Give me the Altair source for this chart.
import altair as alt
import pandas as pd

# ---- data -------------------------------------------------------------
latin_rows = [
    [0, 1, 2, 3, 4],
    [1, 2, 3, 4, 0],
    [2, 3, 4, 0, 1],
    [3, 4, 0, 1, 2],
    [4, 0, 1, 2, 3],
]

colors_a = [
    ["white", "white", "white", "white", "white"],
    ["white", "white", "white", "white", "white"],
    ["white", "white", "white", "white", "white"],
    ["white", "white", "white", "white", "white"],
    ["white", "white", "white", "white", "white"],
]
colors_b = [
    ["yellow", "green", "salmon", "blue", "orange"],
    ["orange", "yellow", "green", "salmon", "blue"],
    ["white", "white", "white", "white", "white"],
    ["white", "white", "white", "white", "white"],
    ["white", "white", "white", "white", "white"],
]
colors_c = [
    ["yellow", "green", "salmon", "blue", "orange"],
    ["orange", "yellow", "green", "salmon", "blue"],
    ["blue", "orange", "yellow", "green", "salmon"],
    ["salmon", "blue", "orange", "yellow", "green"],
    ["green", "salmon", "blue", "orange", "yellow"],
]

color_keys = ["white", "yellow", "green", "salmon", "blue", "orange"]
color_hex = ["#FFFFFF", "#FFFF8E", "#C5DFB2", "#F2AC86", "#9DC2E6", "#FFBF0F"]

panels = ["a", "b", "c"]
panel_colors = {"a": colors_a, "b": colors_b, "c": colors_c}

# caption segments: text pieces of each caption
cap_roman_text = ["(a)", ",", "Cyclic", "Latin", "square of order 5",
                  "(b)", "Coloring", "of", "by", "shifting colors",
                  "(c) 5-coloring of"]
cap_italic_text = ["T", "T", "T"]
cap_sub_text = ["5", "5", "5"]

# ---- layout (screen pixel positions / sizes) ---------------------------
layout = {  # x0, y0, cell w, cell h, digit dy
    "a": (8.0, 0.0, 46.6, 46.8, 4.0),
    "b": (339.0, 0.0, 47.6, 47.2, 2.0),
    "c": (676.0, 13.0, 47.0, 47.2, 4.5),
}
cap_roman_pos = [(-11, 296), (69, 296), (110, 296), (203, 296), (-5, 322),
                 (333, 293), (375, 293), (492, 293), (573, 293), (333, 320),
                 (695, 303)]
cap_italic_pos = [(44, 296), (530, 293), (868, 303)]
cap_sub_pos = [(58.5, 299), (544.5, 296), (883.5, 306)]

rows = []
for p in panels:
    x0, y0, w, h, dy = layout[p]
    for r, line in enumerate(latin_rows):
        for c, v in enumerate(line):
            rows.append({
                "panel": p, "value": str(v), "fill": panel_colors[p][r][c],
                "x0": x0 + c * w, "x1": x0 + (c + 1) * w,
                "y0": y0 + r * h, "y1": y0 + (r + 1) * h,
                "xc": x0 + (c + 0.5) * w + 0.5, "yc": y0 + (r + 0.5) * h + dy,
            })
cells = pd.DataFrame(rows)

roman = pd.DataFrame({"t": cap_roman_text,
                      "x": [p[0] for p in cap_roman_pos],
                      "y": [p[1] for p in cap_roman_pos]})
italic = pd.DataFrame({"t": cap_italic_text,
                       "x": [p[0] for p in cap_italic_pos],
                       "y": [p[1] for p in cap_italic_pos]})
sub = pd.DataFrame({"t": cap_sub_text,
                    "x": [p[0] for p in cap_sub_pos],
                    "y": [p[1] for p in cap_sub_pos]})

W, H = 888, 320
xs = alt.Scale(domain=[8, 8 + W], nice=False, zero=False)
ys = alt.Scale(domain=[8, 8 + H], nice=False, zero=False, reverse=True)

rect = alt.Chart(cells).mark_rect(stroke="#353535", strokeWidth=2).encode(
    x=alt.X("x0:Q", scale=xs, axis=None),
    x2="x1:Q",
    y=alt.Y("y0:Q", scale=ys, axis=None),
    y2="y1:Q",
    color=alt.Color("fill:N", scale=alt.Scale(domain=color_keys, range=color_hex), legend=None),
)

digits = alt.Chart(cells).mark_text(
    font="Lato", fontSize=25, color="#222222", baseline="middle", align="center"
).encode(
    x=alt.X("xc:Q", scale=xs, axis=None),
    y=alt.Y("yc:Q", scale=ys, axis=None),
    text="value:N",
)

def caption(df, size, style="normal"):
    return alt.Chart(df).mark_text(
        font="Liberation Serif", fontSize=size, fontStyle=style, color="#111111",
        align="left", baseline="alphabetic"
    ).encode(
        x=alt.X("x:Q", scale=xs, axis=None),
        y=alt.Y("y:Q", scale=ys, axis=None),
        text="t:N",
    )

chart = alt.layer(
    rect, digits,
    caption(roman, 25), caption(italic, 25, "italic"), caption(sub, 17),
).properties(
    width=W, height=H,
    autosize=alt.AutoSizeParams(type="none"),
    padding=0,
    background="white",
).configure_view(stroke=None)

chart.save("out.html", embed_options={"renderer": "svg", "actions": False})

### What is being asked:
Retype all of the data shown above, word for word.

### Final result:
Give me the Altair source for this chart.
import altair as alt
import pandas as pd

# ---- data -------------------------------------------------------------
latin_rows = [
    [0, 1, 2, 3, 4],
    [1, 2, 3, 4, 0],
    [2, 3, 4, 0, 1],
    [3, 4, 0, 1, 2],
    [4, 0, 1, 2, 3],
]

colors_a = [
    ["white", "white", "white", "white", "white"],
    ["white", "white", "white", "white", "white"],
    ["white", "white", "white", "white", "white"],
    ["white", "white", "white", "white", "white"],
    ["white", "white", "white", "white", "white"],
]
colors_b = [
    ["yellow", "green", "salmon", "blue", "orange"],
    ["orange", "yellow", "green", "salmon", "blue"],
    ["white", "white", "white", "white", "white"],
    ["white", "white", "white", "white", "white"],
    ["white", "white", "white", "white", "white"],
]
colors_c = [
    ["yellow", "green", "salmon", "blue", "orange"],
    ["orange", "yellow", "green", "salmon", "blue"],
    ["blue", "orange", "yellow", "green", "salmon"],
    ["salmon", "blue", "orange", "yellow", "green"],
    ["green", "salmon", "blue", "orange", "yellow"],
]

color_keys = ["white", "yellow", "green", "salmon", "blue", "orange"]
color_hex = ["#FFFFFF", "#FFFF8E", "#C5DFB2", "#F2AC86", "#9DC2E6", "#FFBF0F"]

panels = ["a", "b", "c"]
panel_colors = {"a": colors_a, "b": colors_b, "c": colors_c}

# caption segments: text pieces of each caption
cap_roman_text = ["(a)", ",", "Cyclic", "Latin", "square of order 5",
                  "(b)", "Coloring", "of", "by", "shifting colors",
                  "(c) 5-coloring of"]
cap_italic_text = ["T", "T", "T"]
cap_sub_text = ["5", "5", "5"]

# ---- layout (screen pixel positions / sizes) ---------------------------
layout = {  # x0, y0, cell w, cell h, digit dy
    "a": (8.0, 0.0, 46.6, 46.8, 4.0),
    "b": (339.0, 0.0, 47.6, 47.2, 2.0),
    "c": (676.0, 13.0, 47.0, 47.2, 4.5),
}
cap_roman_pos = [(-11, 296), (69, 296), (110, 296), (203, 296), (-5, 322),
                 (333, 293), (375, 293), (492, 293), (573, 293), (333, 320),
                 (695, 303)]
cap_italic_pos = [(44, 296), (530, 293), (868, 303)]
cap_sub_pos = [(58.5, 299), (544.5, 296), (883.5, 306)]

rows = []
for p in panels:
    x0, y0, w, h, dy = layout[p]
    for r, line in enumerate(latin_rows):
        for c, v in enumerate(line):
            rows.append({
                "panel": p, "value": str(v), "fill": panel_colors[p][r][c],
                "x0": x0 + c * w, "x1": x0 + (c + 1) * w,
                "y0": y0 + r * h, "y1": y0 + (r + 1) * h,
                "xc": x0 + (c + 0.5) * w + 0.5, "yc": y0 + (r + 0.5) * h + dy,
            })
cells = pd.DataFrame(rows)

roman = pd.DataFrame({"t": cap_roman_text,
                      "x": [p[0] for p in cap_roman_pos],
                      "y": [p[1] for p in cap_roman_pos]})
italic = pd.DataFrame({"t": cap_italic_text,
                       "x": [p[0] for p in cap_italic_pos],
                       "y": [p[1] for p in cap_italic_pos]})
sub = pd.DataFrame({"t": cap_sub_text,
                    "x": [p[0] for p in cap_sub_pos],
                    "y": [p[1] for p in cap_sub_pos]})

W, H = 888, 320
xs = alt.Scale(domain=[8, 8 + W], nice=False, zero=False)
ys = alt.Scale(domain=[8, 8 + H], nice=False, zero=False, reverse=True)

rect = alt.Chart(cells).mark_rect(stroke="#353535", strokeWidth=2).encode(
    x=alt.X("x0:Q", scale=xs, axis=None),
    x2="x1:Q",
    y=alt.Y("y0:Q", scale=ys, axis=None),
    y2="y1:Q",
    color=alt.Color("fill:N", scale=alt.Scale(domain=color_keys, range=color_hex), legend=None),
)

digits = alt.Chart(cells).mark_text(
    font="Lato", fontSize=25, color="#222222", baseline="middle", align="center"
).encode(
    x=alt.X("xc:Q", scale=xs, axis=None),
    y=alt.Y("yc:Q", scale=ys, axis=None),
    text="value:N",
)

def caption(df, size, style="normal"):
    return alt.Chart(df).mark_text(
        font="Liberation Serif", fontSize=size, fontStyle=style, color="#111111",
        align="left", baseline="alphabetic"
    ).encode(
        x=alt.X("x:Q", scale=xs, axis=None),
        y=alt.Y("y:Q", scale=ys, axis=None),
        text="t:N",
    )

chart = alt.layer(
    rect, digits,
    caption(roman, 25), caption(italic, 25, "italic"), caption(sub, 17),
).properties(
    width=W, height=H,
    autosize=alt.AutoSizeParams(type="none"),
    padding=0,
    background="white",
).configure_view(stroke=None)

chart.save("out.html", embed_options={"renderer": "svg", "actions": False})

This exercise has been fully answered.